** PROBLEM STATEMENT **
Identify each line holding the string "this" and copy it.

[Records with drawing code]
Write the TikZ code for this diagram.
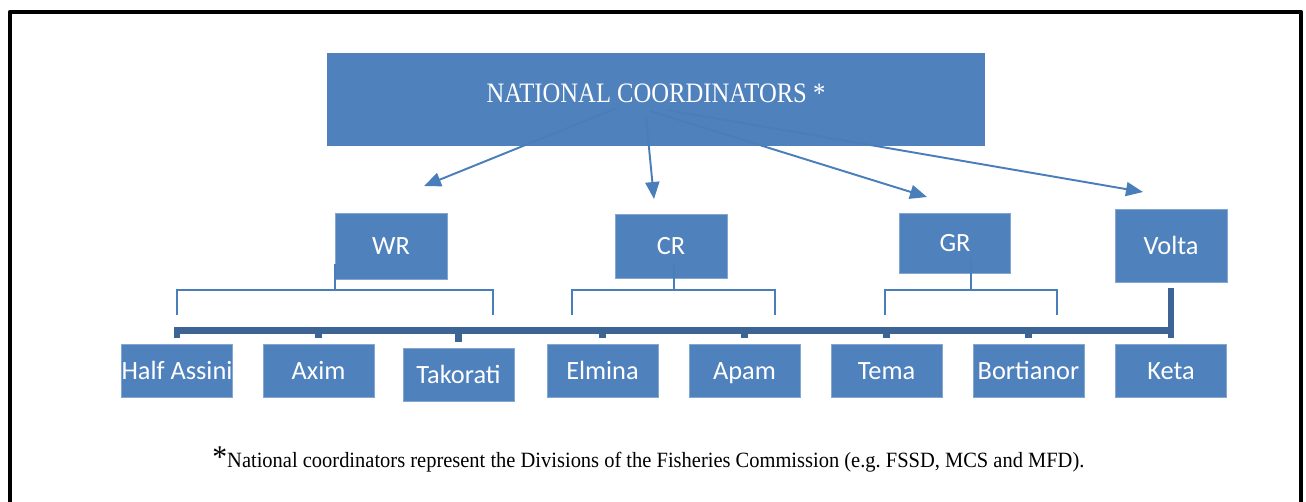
\documentclass[tikz,border=0pt]{standalone}
\usepackage{fontspec}
\setmainfont{Liberation Serif}
\newfontfamily\boxfont{Carlito}
\newfontfamily\headfont[FakeStretch=0.876]{Liberation Serif}
\newfontfamily\notefont[FakeStretch=0.94]{Liberation Serif}
\usetikzlibrary{arrows.meta}

\definecolor{boxblue}{HTML}{4F81BD}
\definecolor{linkblue}{HTML}{4A7EBB}
\definecolor{trunkblue}{HTML}{3C6596}

\begin{document}
\begin{tikzpicture}[x=0.02cm, y=-0.02cm]
  \tikzset{
    box/.style={fill=boxblue, draw=boxblue!70!white, line width=0.4pt, inner sep=0pt,
      text=white, font=\boxfont\fontsize{15}{18}\selectfont,
      text height=9.7pt, text depth=0pt, minimum width=2.22cm},
    region/.style={box},
    leaf/.style={box, minimum height=1.06cm},
    link/.style={linkblue, line width=1.1pt, -{Triangle[length=0.34cm, width=0.28cm]}},
    brk/.style={linkblue, line width=0.8pt},
    trunk/.style={trunkblue, line width=0.13cm},
  }

  \useasboundingbox (0,0) rectangle (1306,501);

  % outer frame, open at the bottom
  \draw[line width=0.09cm, line join=round] (10,503) -- (10,12) -- (1301,12) -- (1301,503);

  % top box
  \node[box, draw=none, minimum width=13.16cm, minimum height=1.86cm,
    font=\headfont\fontsize{16}{19}\selectfont, text height=0.38cm, text depth=0.28cm]
    (nat) at (656,99.5) {NATIONAL COORDINATORS *};

  % regions
  \node[region, minimum height=1.32cm, minimum width=2.24cm] (wr) at (391,246) {WR};
  \node[region, minimum height=1.28cm, minimum width=2.24cm] (cr) at (671,246) {CR};
  \node[region, minimum height=1.20cm] (gr) at (955,243) {GR};
  \node[region, minimum height=1.46cm, minimum width=2.24cm] (volta) at (1171,245.5) {Volta};

  % landing sites
  \foreach \name/\x/\y/\txt in {
    halfassini/177/370.5/Half Assini,
    axim/318.5/370.5/Axim,
    takorati/458.5/374.5/Takorati,
    elmina/602.5/370.5/Elmina,
    apam/744.5/370.5/Apam,
    tema/886.5/370.5/Tema,
    bortianor/1028.5/370.5/Bortianor,
    keta/1171/370.5/Keta
  }{
    \node[leaf] (\name) at (\x,\y) {\txt};
  }

  % arrows from the top box
  \foreach \reg/\sx/\sy/\tx/\ty in {
    wr/617/108/424/186,
    cr/646/117/654/199,
    gr/650/111/927/197,
    volta/667/110/1143/192
  }{
    \coordinate (\reg from) at (\sx,\sy);
    \coordinate (\reg to) at (\tx,\ty);
    \draw[link] (\reg from) -- (\reg to);
  }

  % brackets under the regions
  \foreach \reg/\sx/\l/\r in {
    wr/335/177/493,
    cr/674/572/775,
    gr/971/885/1057
  }{
    \coordinate (\reg l) at (\l,315);
    \coordinate (\reg r) at (\r,315);
    \coordinate (\reg t) at (\sx,290);
    \draw[brk] (\reg l) |- (\reg t) -| (\reg r);
    \draw[brk] ([yshift=0.3cm]\reg.south -| \reg t) -- (\reg t);
  }

  % trunk line over the landing sites
  \coordinate (bar) at (1171,330.5);
  \draw[trunk] ([yshift=0.12cm]halfassini.north) |- (bar);
  \draw[trunk] ([yshift=-0.12cm]volta.south) -- ([yshift=0.12cm]keta.north);
  \foreach \n in {axim, takorati, elmina, apam, tema, bortianor}
    \draw[trunk] ([yshift=0.12cm]\n.north) -- (\n.north |- bar);

  % footnote
  \node[anchor=base west, inner sep=0pt, font=\notefont\fontsize{12.4}{14}\selectfont]
    (note) at (212,467) {{\fontsize{18}{18}\selectfont *}National coordinators represent the Divisions of the Fisheries Commission (e.g.\ FSSD, MCS and MFD).};
\end{tikzpicture}
\end{document}
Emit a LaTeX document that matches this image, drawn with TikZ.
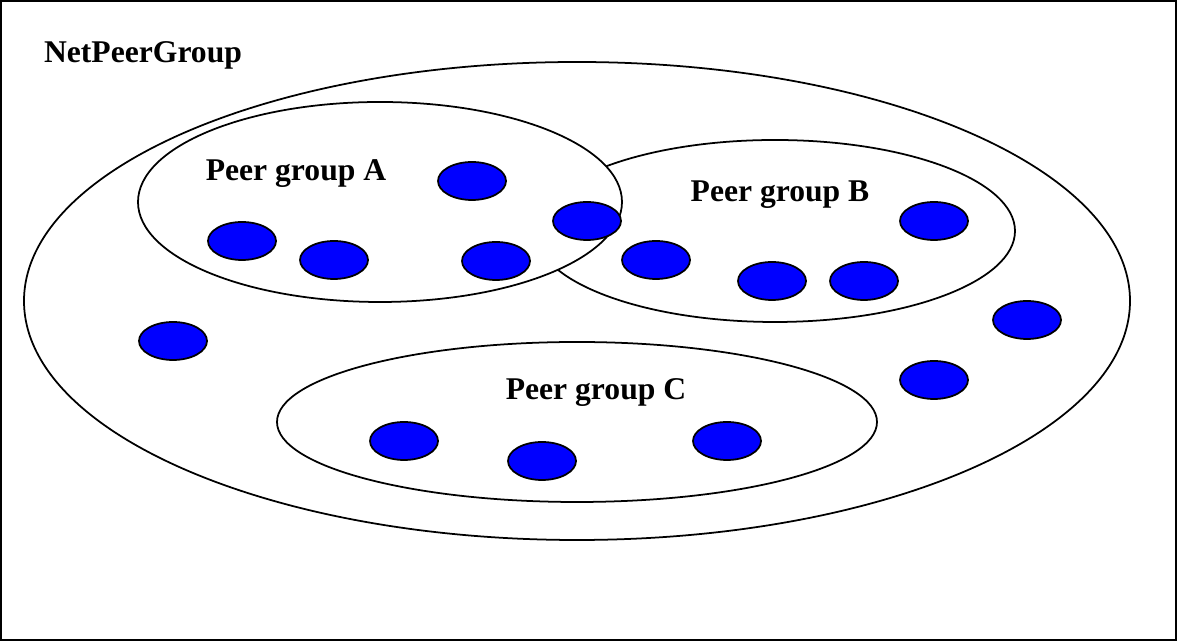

** THE OUTPUT **
Write the TikZ code for this diagram.
Emit a LaTeX document that matches this image, drawn with TikZ.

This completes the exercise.